# [EXERCISE INSTRUCTIONS]
Reproduce exactly, and nothing else, the lines from the one that contains "Rebuild this chart" through the one that contains "fig.patch.set_facecolor('white')". Leave the pictures out.

# [DATA EXCERPTS]
=======

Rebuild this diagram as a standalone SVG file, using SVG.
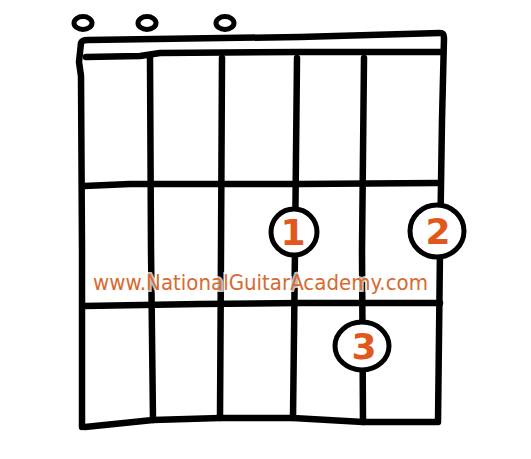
<svg xmlns="http://www.w3.org/2000/svg" width="531" height="459" viewBox="0 0 531 459">
<style>
.ln{fill:none;stroke:#000;stroke-width:6.5;stroke-linecap:round;stroke-linejoin:round}
.open{fill:none;stroke:#000;stroke-width:5}
.fing{fill:#fff;stroke:#000;stroke-width:5}
.num{font-family:"DejaVu Sans",sans-serif;font-size:36px;font-weight:bold;fill:#E0581C;text-anchor:middle}
.wm{font-family:"DejaVu Sans",sans-serif;font-size:22px;fill:#D86A30;stroke:#fff;stroke-width:4;stroke-opacity:0.75;paint-order:stroke}
</style>
<rect width="531" height="459" fill="#fff"/>
<g id="connectors">
<path class="ln" d="M82,427 L82,250 L81,76 L79,62 L81,43 Q82,40 88,40 L300,37 L440,33 Q444,33 444,38 L442,120 L440,250 L438,422"/>
<path class="ln" d="M86,57 L140,56 L160,53 L300,52 L443,52"/>
<path class="ln" d="M150,58 L151,250 L153,420"/>
<path class="ln" d="M222,58 L221,250 L220,418"/>
<path class="ln" d="M297,58 L295,250 L293,418"/>
<path class="ln" d="M364,58 L362,250 L363,422"/>
<path class="ln" d="M84,186 L130,184 L300,184 L437,183"/>
<path class="ln" d="M84,306 L200,304 L300,303 L440,303"/>
<path class="ln" d="M85,427 L153,420 L220,418 L293,418 L363,422 L437,422"/>
</g>
<g id="open-1"><ellipse class="open" cx="83" cy="23" rx="9" ry="6.5"/></g>
<g id="open-2"><ellipse class="open" cx="147" cy="23" rx="9" ry="6.5"/></g>
<g id="open-3"><ellipse class="open" cx="225" cy="23" rx="9" ry="6.5"/></g>
<g id="finger-1"><ellipse class="fing" cx="294" cy="232" rx="23" ry="23"/><text class="num" x="293" y="245">1</text></g>
<g id="finger-2"><ellipse class="fing" cx="437" cy="231" rx="27" ry="26"/><text class="num" x="438" y="244">2</text></g>
<g id="finger-3"><ellipse class="fing" cx="362" cy="346" rx="27" ry="24"/><text class="num" x="364" y="359">3</text></g>
<text class="wm" x="93" y="290" textLength="335" lengthAdjust="spacingAndGlyphs">www.NationalGuitarAcademy.com</text>
</svg>
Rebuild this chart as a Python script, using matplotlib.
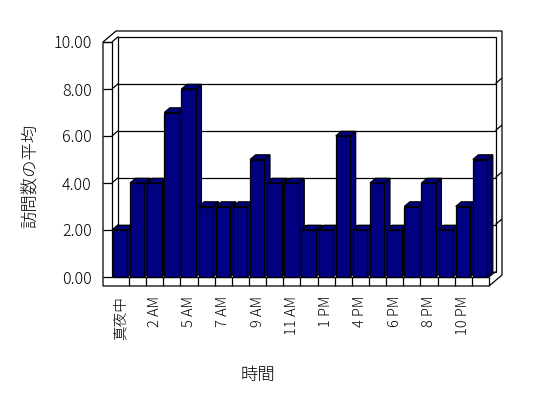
import matplotlib
matplotlib.use("Agg")
import matplotlib.pyplot as plt
from matplotlib.patches import Polygon

plt.rcParams['font.family'] = ['Noto Sans CJK JP', 'DejaVu Sans']

categories = ['真夜中', '1 AM', '2 AM', '4 AM', '5 AM', '6 AM', '7 AM', '8 AM',
              '9 AM', '10 AM', '11 AM', '正午', '1 PM', '3 PM', '4 PM', '5 PM',
              '6 PM', '7 PM', '8 PM', '9 PM', '10 PM', '11 PM']
values = [2, 4, 4, 7, 8, 3, 3, 3, 5, 4, 4, 2, 2, 6, 2, 4, 2, 3, 4, 2, 3, 5]
yticks = [0, 2, 4, 6, 8, 10]
ylabel = '訪問数の平均'
xlabel = '時間'

BAR = '#000080'
W, H = 548, 398
fig = plt.figure(figsize=(W / 100, H / 100), dpi=100)
fig.patch.set_facecolor('white')

# front plane of the plot box in pixels
px_l, px_r, py_0, py_10 = 111.9, 489.0, 277.0, 42.0
ax = fig.add_axes([px_l / W, (H - py_0) / H, (px_r - px_l) / W, (py_0 - py_10) / H])
n = len(values)
ymax = yticks[-1]
ax.set_xlim(0, n)
ax.set_ylim(0, ymax)
for s in ax.spines.values():
    s.set_visible(False)
ax.patch.set_visible(False)

sx = (px_r - px_l) / n          # px per category
sy = (py_0 - py_10) / ymax      # px per unit
DX, DY = 6.5 / sx, 5.5 / sy     # depth step in data units
WL = 8.9 / sx                   # left wall thickness
FT = 9.0 / sy                   # floor thickness

LW = 0.9
K = 'black'

def line(xs, ys, z=1):
    ax.plot(xs, ys, color=K, lw=LW, clip_on=False, zorder=z, solid_capstyle='butt')

def poly(pts, fc, z):
    ax.add_patch(Polygon(pts, closed=True, facecolor=fc, edgecolor=K, lw=LW,
                         clip_on=False, zorder=z, joinstyle='miter'))

# outer silhouette
poly([(-WL, -FT), (-WL, ymax), (-WL + 2 * DX, ymax + 2 * DY), (n + 2 * DX, ymax + 2 * DY),
      (n + 2 * DX, -FT + 2 * DY), (n, -FT)], 'white', 0)
# back wall inner face
poly([(DX, DY), (n + DX, DY), (n + DX, ymax + DY), (DX, ymax + DY)], 'white', 0.5)
# left wall
line([0, 0], [0, ymax])
line([-WL, 0], [ymax, ymax])
line([0, DX], [ymax, ymax + DY])
# floor
line([0, n], [0, 0])
line([n, n], [-FT, 0])
line([n, n + DX], [0, DY])
for i in range(1, n):
    line([i, i], [-FT, 0])
# gridlines & ticks
for v in yticks:
    line([-WL, 0], [v, v])
    if 0 < v < ymax:
        line([0, DX], [v, v + DY])
        line([DX, n + DX], [v + DY, v + DY])
        line([n + DX, n + 2 * DX], [v + DY, v + 2 * DY])

# bars
bw, bg, bd = 0.84, 0.06, 0.85
for i, v in enumerate(values):
    x0 = i + bg
    x1 = x0 + bw
    z = 2 + i * 0.01
    ddx, ddy = DX * bd, DY * bd
    poly([(x1, 0), (x1 + ddx, ddy), (x1 + ddx, v + ddy), (x1, v)], BAR, z)
    poly([(x0, v), (x1, v), (x1 + ddx, v + ddy), (x0 + ddx, v + ddy)], BAR, z)
    poly([(x0, 0), (x1, 0), (x1, v), (x0, v)], BAR, z)

# axes ticks / labels
ax.set_yticks(yticks)
ax.set_yticklabels([f'{v:.2f}' for v in yticks], fontsize=11.5, fontweight='light')
ax.tick_params(axis='y', length=0, pad=14.4)
ax.set_xticks([i + 0.5 for i in range(0, n, 2)])
ax.set_xticklabels(categories[::2], rotation=90, fontsize=10.5, fontweight='light')
ax.tick_params(axis='x', length=0, pad=13.5)

ax.set_ylabel(ylabel, fontsize=12.5, rotation=90, va='center', ha='center', fontweight='light')
ax.yaxis.set_label_coords((31 - px_l) / (px_r - px_l), (py_0 - 176) / (py_0 - py_10))
ax.set_xlabel(xlabel, fontsize=12.5, va='center', ha='center', fontweight='light')
ax.xaxis.set_label_coords((258 - px_l) / (px_r - px_l), (py_0 - 375) / (py_0 - py_10))

fig.savefig('out.png', dpi=100, facecolor='white')
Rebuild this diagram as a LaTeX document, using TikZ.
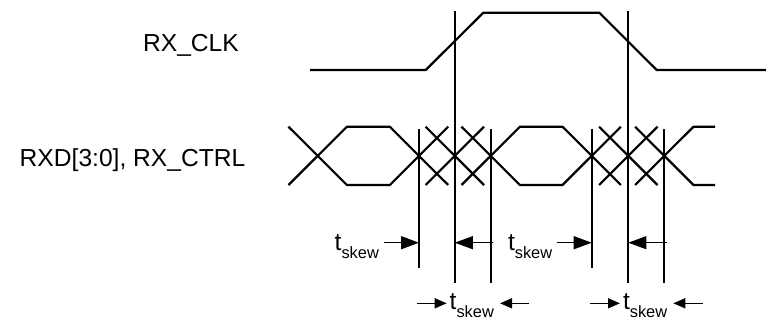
\documentclass[tikz,border=0pt]{standalone}
\usepackage{fontspec}
\setmainfont{Liberation Sans}
\usetikzlibrary{arrows.meta}
\newcommand\tskewlabel{t\raisebox{-8pt}{\fontsize{16.4}{18}\selectfont skew}}
\begin{document}
\begin{tikzpicture}[x=1pt,y=-1pt,
  sig/.style={line width=2.2pt, line join=miter},
  vline/.style={line width=1.9pt},
  bigarrow/.style={line width=1.5pt, -{Triangle[length=18pt,width=13pt]}},
  smallarrow/.style={line width=1.4pt, -{Triangle[length=12pt,width=10pt]}},
  lbl/.style={font=\fontsize{24.6}{28}\selectfont, inner sep=0pt},
  sklbl/.style={font=\fontsize{24.6}{28}\selectfont, inner sep=0pt, anchor=base west}]
\useasboundingbox (0,0) rectangle (766,327);
% signal names
\node[lbl, anchor=base east] (clkname) at (239,51.7) {RX\_CLK};
\node[lbl, anchor=base east] (dname) at (245.5,166.7) {RXD[3:0], RX\_CTRL};
% clock
\draw[sig] (310,70) -- (425.7,70) -- (483.3,12.7) -- (599.3,12.7) -- (656.7,70) -- (766,70);
% data (T=126.7, B=185)
\def\T{126.7}\def\B{185}
\draw[sig] (288.5,\B) -- (346.9,\T) -- (389.8,\T) -- (448.2,\B);
\draw[sig] (288.5,\T) -- (346.9,\B) -- (389.8,\B) -- (448.2,\T);
\draw[sig] (425.6,\T) -- (484,\B);
\draw[sig] (425.6,\B) -- (484,\T);
\draw[sig] (461.5,\T) -- (519.9,\B) -- (562.5,\B) -- (620.9,\T);
\draw[sig] (461.5,\B) -- (519.9,\T) -- (562.5,\T) -- (620.9,\B);
\draw[sig] (599.1,\T) -- (657.5,\B);
\draw[sig] (599.1,\B) -- (657.5,\T);
\draw[sig] (635.1,\T) -- (693.5,\B) -- (715,\B);
\draw[sig] (635.1,\B) -- (693.5,\T) -- (715,\T);
% vertical reference lines
\coordinate (v1t) at (419,129.3);   \coordinate (v1b) at (419,268.3);
\coordinate (v2t) at (454.8,11);    \coordinate (v2b) at (454.8,283.3);
\coordinate (v3t) at (490.7,129.3); \coordinate (v3b) at (490.7,283.3);
\coordinate (v4t) at (591.7,129.3); \coordinate (v4b) at (591.7,268.3);
\coordinate (v5t) at (628.3,11);    \coordinate (v5b) at (628.3,283.3);
\coordinate (v6t) at (664.3,129.3); \coordinate (v6b) at (664.3,283.3);
\foreach \i in {1,...,6} \draw[vline] (v\i t) -- (v\i b);
% upper skew arrows
\coordinate (a1s) at (384,242.7);
\coordinate (a2s) at (493.3,242.7);
\coordinate (a3s) at (556.7,242.7);
\coordinate (a4s) at (666.7,242.7);
\draw[bigarrow] (a1s) -- (a1s -| v1t);
\draw[bigarrow, line width=0.8pt] (a2s) -- (a2s -| v2t);
\draw[bigarrow] (a3s) -- (a3s -| v4t);
\draw[bigarrow, line width=0.8pt] (a4s) -- (a4s -| v5t);
\node[sklbl] (sk1) at (334.5,250) {\tskewlabel};
\node[sklbl] (sk2) at (507.8,250) {\tskewlabel};
% lower skew arrows
\node[sklbl] (sk3) at (449.5,309) {\tskewlabel};
\node[sklbl] (sk4) at (622.8,309) {\tskewlabel};
\coordinate (b1s) at (416.7,303.3); \coordinate (b1e) at (446.7,303.3);
\coordinate (b2s) at (529.3,303.3); \coordinate (b2e) at (500,303.3);
\coordinate (b3s) at (590,303.3);   \coordinate (b3e) at (620,303.3);
\coordinate (b4s) at (702.7,303.3); \coordinate (b4e) at (673.3,303.3);
\draw[smallarrow] (b1s) -- (b1e);
\draw[smallarrow] (b2s) -- (b2e);
\draw[smallarrow] (b3s) -- (b3e);
\draw[smallarrow] (b4s) -- (b4e);
\end{tikzpicture}
\end{document}
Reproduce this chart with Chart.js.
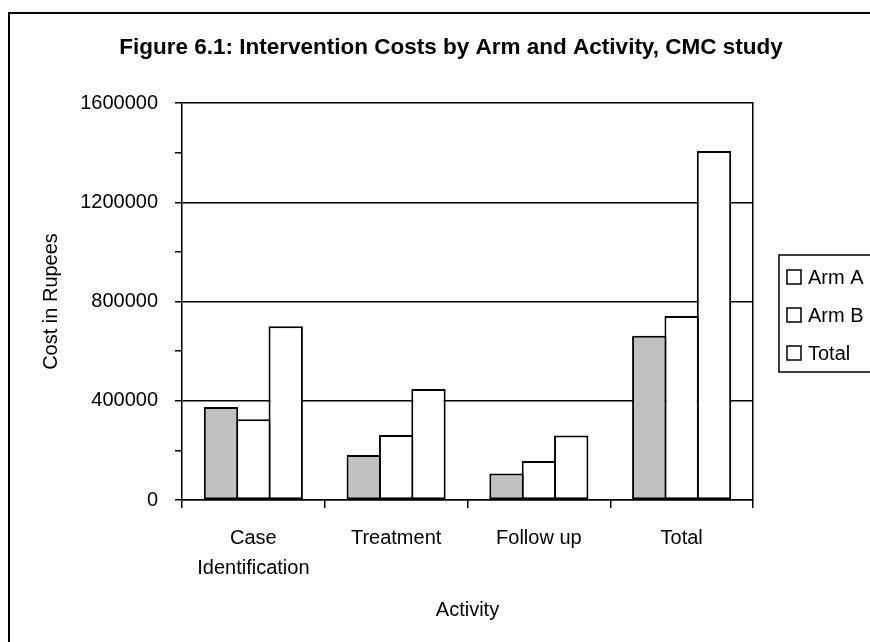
<!DOCTYPE html>
<html>
<head>
<meta charset="utf-8">
<script src="https://cdn.jsdelivr.net/npm/chart.js@4/dist/chart.umd.min.js"></script>
<style>
html,body{margin:0;padding:0;background:#fff;overflow:hidden;}
#wrap{width:870px;height:642px;position:relative;}
</style>
</head>
<body>
<div id="wrap"><canvas id="c" width="870" height="642"></canvas></div>
<script>
const categories = [['Case','Identification'], 'Treatment', 'Follow up', 'Total'];
const armA = [375000, 181000, 107000, 662000];
const armB = [325000, 262000, 157000, 742000];
const total = [700000, 447000, 260000, 1407000];
const yTicksMajor = [0, 400000, 800000, 1200000, 1600000];

const FONT = "'Liberation Sans', Arial, sans-serif";

const framePlugin = {
  id: 'frame',
  beforeDraw(chart) {
    const ctx = chart.ctx;
    ctx.save();
    ctx.fillStyle = '#fff';
    ctx.fillRect(0, 0, chart.width, chart.height);
    ctx.strokeStyle = '#000';
    ctx.lineWidth = 2;
    ctx.strokeRect(9, 13, 1000, 1000);
    ctx.restore();
  }
};

const legendPlugin = {
  id: 'boxLegend',
  afterDraw(chart) {
    const ctx = chart.ctx;
    const ds = chart.data.datasets;
    ctx.save();
    ctx.strokeStyle = '#000';
    ctx.lineWidth = 1.5;
    ctx.fillStyle = '#fff';
    ctx.fillRect(779, 255, 200, 117);
    ctx.strokeRect(779, 255, 200, 117);
    ctx.font = '20px ' + FONT;
    ctx.textBaseline = 'middle';
    ctx.textAlign = 'left';
    ds.forEach((d, i) => {
      const cy = 277 + i * 38;
      ctx.fillStyle = '#fff';
      ctx.fillRect(787, cy - 7, 14, 14);
      ctx.strokeRect(787, cy - 7, 14, 14);
      ctx.fillStyle = '#000';
      ctx.fillText(d.label, 808, cy + 1);
    });
    ctx.restore();
  }
};

new Chart(document.getElementById('c'), {
  type: 'bar',
  data: {
    labels: categories,
    datasets: [
      { label: 'Arm A', data: armA, backgroundColor: 'rgb(192,192,192)', borderColor: '#000', borderWidth: 2, borderSkipped: false },
      { label: 'Arm B', data: armB, backgroundColor: '#fff', borderColor: '#000', borderWidth: 2, borderSkipped: false },
      { label: 'Total', data: total, backgroundColor: '#fff', borderColor: '#000', borderWidth: 2, borderSkipped: false }
    ]
  },
  options: {
    responsive: false,
    animation: false,
    events: [],
    layout: { padding: { left: 32, right: 0, top: 0, bottom: 0 } },
    datasets: { bar: { barPercentage: 1.062, categoryPercentage: 0.68 } },
    plugins: {
      legend: { display: false },
      tooltip: { enabled: false },
      title: {
        display: true,
        text: 'Figure 6.1: Intervention Costs by Arm and Activity, CMC study',
        color: '#000',
        font: { family: FONT, size: 22.5, weight: 'bold' },
        padding: { top: 34, bottom: 42 }
      }
    },
    scales: {
      x: {
        offset: true,
        grid: { offset: true, drawOnChartArea: false, drawTicks: true, tickLength: 8, color: '#000', lineWidth: 1.5 },
        border: { display: true, color: '#000', width: 1.5 },
        ticks: { color: '#000', font: { family: FONT, size: 20, lineHeight: 1.5 }, padding: 15, maxRotation: 0, autoSkip: false },
        title: { display: true, text: 'Activity', color: '#000', font: { family: FONT, size: 20 }, padding: { top: 0, bottom: 20 } },
        afterFit(s) { s.height = 142; }
      },
      y: {
        min: 0, max: 1600000,
        afterBuildTicks(s) {
          const t = [];
          for (let i = 0; i < yTicksMajor.length; i++) {
            t.push({ value: yTicksMajor[i] });
            if (i < yTicksMajor.length - 1) t.push({ value: (yTicksMajor[i] + yTicksMajor[i + 1]) / 2 });
          }
          s.ticks = t;
        },
        grid: {
          color: c => (c.tick && yTicksMajor.includes(c.tick.value)) ? '#000' : 'rgba(0,0,0,0)',
          tickColor: '#000',
          lineWidth: 1.5,
          tickLength: 7,
          drawTicks: true
        },
        border: { display: true, color: '#000', width: 1.5 },
        ticks: {
          color: '#000',
          font: { family: FONT, size: 20 },
          padding: 17,
          callback: v => yTicksMajor.includes(v) ? String(v) : ''
        },
        title: { display: true, text: 'Cost in Rupees', color: '#000', font: { family: FONT, size: 20 }, padding: { top: 7, bottom: 0 } },
        afterFit(s) { s.width = 150; }
      },
      y2: {
        type: 'linear',
        position: 'right',
        display: true,
        grid: { display: false, drawTicks: false },
        ticks: { display: false },
        border: { display: true, color: '#000', width: 1.5 },
        afterFit(s) { s.width = 117; }
      }
    }
  },
  plugins: [framePlugin, legendPlugin]
});
</script>
</body>
</html>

=======

# [SOLUTION FOR THIS PROBLEM]
Rebuild this chart as a Python script, using matplotlib.
import matplotlib
matplotlib.use("Agg")
import matplotlib.pyplot as plt
from matplotlib.patches import Polygon

plt.rcParams['font.family'] = ['Noto Sans CJK JP', 'DejaVu Sans']

categories = ['真夜中', '1 AM', '2 AM', '4 AM', '5 AM', '6 AM', '7 AM', '8 AM',
              '9 AM', '10 AM', '11 AM', '正午', '1 PM', '3 PM', '4 PM', '5 PM',
              '6 PM', '7 PM', '8 PM', '9 PM', '10 PM', '11 PM']
values = [2, 4, 4, 7, 8, 3, 3, 3, 5, 4, 4, 2, 2, 6, 2, 4, 2, 3, 4, 2, 3, 5]
yticks = [0, 2, 4, 6, 8, 10]
ylabel = '訪問数の平均'
xlabel = '時間'

BAR = '#000080'
W, H = 548, 398
fig = plt.figure(figsize=(W / 100, H / 100), dpi=100)
fig.patch.set_facecolor('white')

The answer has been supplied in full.